On Faith: Europe and Islam: Beyond Minarets

Minneapolis. MN (December 1, 2009) - As a regularly featured blogger on the Washington Post/Newsweek's "On Faith" blog, Dr. Aseem Shukla, member of HAF's Board of Directors, has the opportunity to provide a Hindu viewpoint on various issues.  Below is Dr. Shukla's latest blog. Please post your comments directly on the "On Faith" site by clicking here.
 
Four minarets come up in Switzerland and a national identity stands challenged? Incredible that a national referendum even made it to the ballot to ban an outward symbol that the Swiss must believe does not square with the idyllic Swiss postcard of church steeples nestled among cozy villages set amidst snow capped peaks.
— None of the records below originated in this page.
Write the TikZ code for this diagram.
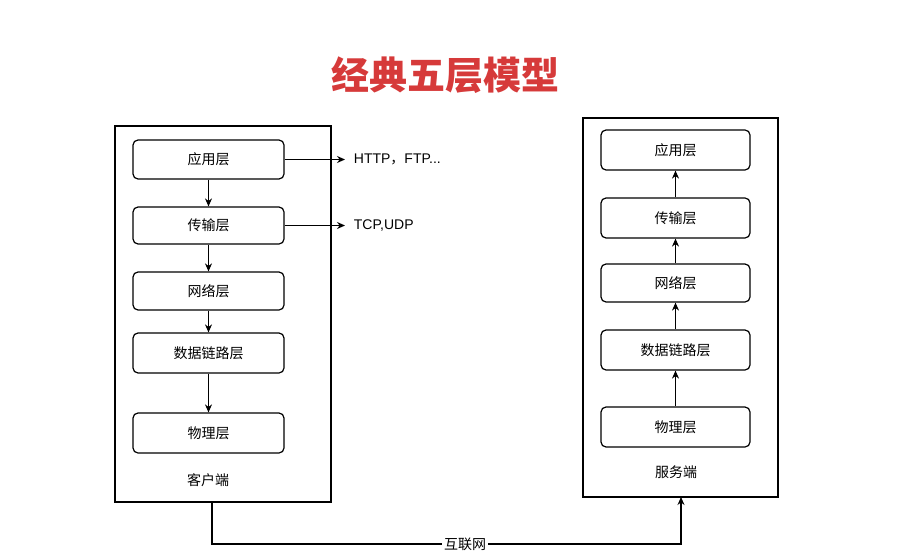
\documentclass[tikz,border=0pt]{standalone}
\usepackage{fontspec}
\setmainfont{Liberation Sans}
\newfontfamily\cjk{Noto Sans CJK SC}
\usetikzlibrary{arrows.meta, positioning}
\definecolor{titlered}{RGB}{214, 58, 58}

\begin{document}
\begin{tikzpicture}[
    x=1pt, y=-1pt,
    line width=1.2pt,
    layer/.style={
        rectangle, rounded corners=5pt, draw,
        font=\cjk\fontsize{14}{16}\selectfont, inner sep=0pt
    },
    flow/.style={-{Stealth[length=8pt,width=7pt]}}
]
    \useasboundingbox (0,0) rectangle (923,559);

    \node[font=\cjk\bfseries\fontsize{38}{42}\selectfont, text=titlered] (title) at (445,75) {经典五层模型};

    % client side
    \draw (115,126) rectangle (331,502);
    \node[layer, minimum width=151pt, minimum height=39pt] (capp) at (208.5,159.5) {应用层};
    \node[layer, minimum width=151pt, minimum height=37pt] (ctra) at (208.5,225.5) {传输层};
    \node[layer, minimum width=151pt, minimum height=38pt] (cnet) at (208.5,291) {网络层};
    \node[layer, minimum width=151pt, minimum height=40pt] (clnk) at (208.5,353) {数据链路层};
    \node[layer, minimum width=151pt, minimum height=40pt] (cphy) at (208.5,433) {物理层};
    \node[font=\cjk\fontsize{14}{16}\selectfont] (client) at (208,480) {客户端};

    \draw[flow] (capp) -- (ctra);
    \draw[flow] (ctra) -- (cnet);
    \draw[flow] (cnet) -- (clnk);
    \draw[flow] (clnk) -- (cphy);

    \coordinate (httpend) at (345,159.5);
    \coordinate (tcpend) at (345,225.5);
    \draw[flow] (capp.east) -- (httpend);
    \draw[flow] (ctra.east) -- (tcpend);
    \node[anchor=west, font=\fontsize{14}{16}\selectfont] (proto1) at (350,159.5) {HTTP{\cjk ，}FTP...};
    \node[anchor=west, font=\fontsize{14}{16}\selectfont] (proto2) at (350,225.5) {TCP,UDP};

    % server side
    \draw (583,118) rectangle (778,497);
    \node[layer, minimum width=149pt, minimum height=40pt] (sapp) at (675.5,150) {应用层};
    \node[layer, minimum width=149pt, minimum height=40pt] (stra) at (675.5,218) {传输层};
    \node[layer, minimum width=149pt, minimum height=38pt] (snet) at (675.5,283) {网络层};
    \node[layer, minimum width=149pt, minimum height=40pt] (slnk) at (675.5,350) {数据链路层};
    \node[layer, minimum width=149pt, minimum height=40pt] (sphy) at (675.5,427) {物理层};
    \node[font=\cjk\fontsize{14}{16}\selectfont] (server) at (676,472) {服务端};

    \draw[flow] (sphy) -- (slnk);
    \draw[flow] (slnk) -- (snet);
    \draw[flow] (snet) -- (stra);
    \draw[flow] (stra) -- (sapp);

    % internet link
    \coordinate (cbot) at (212,502);
    \coordinate (sbot) at (681,497);
    \draw[flow] (cbot) |- (446,544) -- (681,544) -- (sbot);
    \node[fill=white, inner sep=2pt, font=\cjk\fontsize{14}{16}\selectfont] (net) at (465,544) {互联网};
\end{tikzpicture}
\end{document}
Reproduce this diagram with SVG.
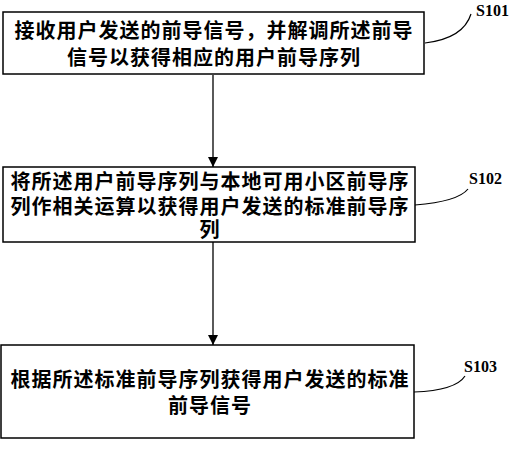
<svg xmlns="http://www.w3.org/2000/svg" width="518" height="450" viewBox="0 0 518 450">
<defs>
<marker id="arr" viewBox="0 0 10 10" refX="10" refY="5" markerWidth="10" markerHeight="12" markerUnits="userSpaceOnUse" orient="auto">
<path d="M0,0 L10,5 L0,10 z" fill="#000"/>
</marker>
</defs>
<style>
.box{fill:#fff;stroke:#000;stroke-width:1.5}
.t{font-family:"Noto Sans CJK SC","Noto Sans",sans-serif;font-size:20px;font-weight:bold;letter-spacing:1px;fill:#000;text-anchor:middle}
.lab{font-family:"Liberation Serif",serif;font-size:16px;font-weight:bold;fill:#000}
.lead{fill:none;stroke:#000;stroke-width:1.2}
.conn{stroke:#000;stroke-width:1.3;fill:none}
</style>
<rect width="518" height="450" fill="#fff"/>
<g id="connectors">
<line class="conn" x1="213" y1="75" x2="213" y2="167" marker-end="url(#arr)"/>
<line class="conn" x1="213" y1="242" x2="213" y2="345" marker-end="url(#arr)"/>
</g>
<g id="S101">
<rect class="box" x="3" y="12" width="421" height="62"/>
<text class="t"><tspan x="214" y="38">接收用户发送的前导信号，并解调所述前导</tspan><tspan x="214" y="65">信号以获得相应的用户前导序列</tspan></text>
<path class="lead" d="M425,43 C450,40 466,30 471,14"/>
<text class="lab" x="476" y="16">S101</text>
</g>
<g id="S102">
<rect class="box" x="3" y="167" width="412" height="75"/>
<text class="t"><tspan x="210" y="189">将所述用户前导序列与本地可用小区前导序</tspan><tspan x="210" y="214">列作相关运算以获得用户发送的标准前导序</tspan><tspan x="210" y="237">列</tspan></text>
<path class="lead" d="M415,205 C440,203 460,199 468,189"/>
<text class="lab" x="469" y="184">S102</text>
</g>
<g id="S103">
<rect class="box" x="1" y="345" width="413" height="93"/>
<text class="t"><tspan x="210" y="387">根据所述标准前导序列获得用户发送的标准</tspan><tspan x="210" y="413">前导信号</tspan></text>
<path class="lead" d="M414,392 C440,391 458,387 465,376"/>
<text class="lab" x="464" y="372">S103</text>
</g>
</svg>
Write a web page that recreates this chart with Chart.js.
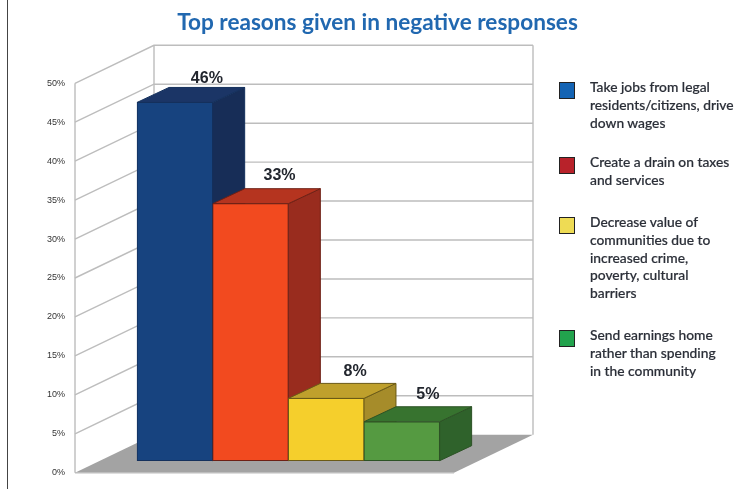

This was an exercise in national denial that, yes, Muslims, live and worship there.

More than anything, the ban exposes the gross underbelly of Europe's vaunted liberalism, and the failure of continental Muslims to successfully complete their societal integration. European values of progressive policies, cradle to grave government safety nets, socialism, liberal immigration policies--all have failed to grow truly pluralistic and democratic polities. Overt racism and persecution of the Roma, Africans, South Asians and even other Europeans is obvious to even the casual tourist, and the immigrant populated ghettoes, slums and tenements are just as hard to miss.
 
While sops of financial aid are doled out to new immigrants, the most basic symbol of acceptance--citizenship--is too often denied to most. In short, the members of the European Union talked a big talk of welcoming the oppressed and open arms, but really were unprepared and unwilling to treat the new arrivals as equal peers. Mohammed is now among the most common baby names in Europe today, and the Europeans are in denial. 
 
Muslims, meanwhile, must introspect as to what happened to their European dream. Challenged by misadventures in extremism and terror, overreactions to a Danish cartoonist and loud misogynes, Muslims are buffeted now by a harsh referendum.
 
Hindus in Uganda suffered a forced exodus under the despotic regime of Idi Amin, and the retrospective consensus is that one of several factors was their tendency to recuse themselves from the rest of the community. They lived amongst their own and essentially failed to engage their new home outside of India. Vacating the national dialogue allowed their demonization and inexcusable cleansing.
 
Muslims must use the bitter results of the referendum to stimulate a reawakening and reassessment. Hold on to the best of their spiritual heritage, but accept the gender equality, liberty and tolerance of their new Europeans home. Privilege contemporary voices of Islam that speak loudly of values in consort with the best of the modern world.
 
The minaret feud, I hope, will begin a conversation long overdue between Europe and Islam. Not even Switzerland can afford to remain neutral now.
 
Views expressed here are the personal views of Dr. Aseem Shukla, and do not necessarily represent those of the University of Minnesota or the Hindu American Foundation.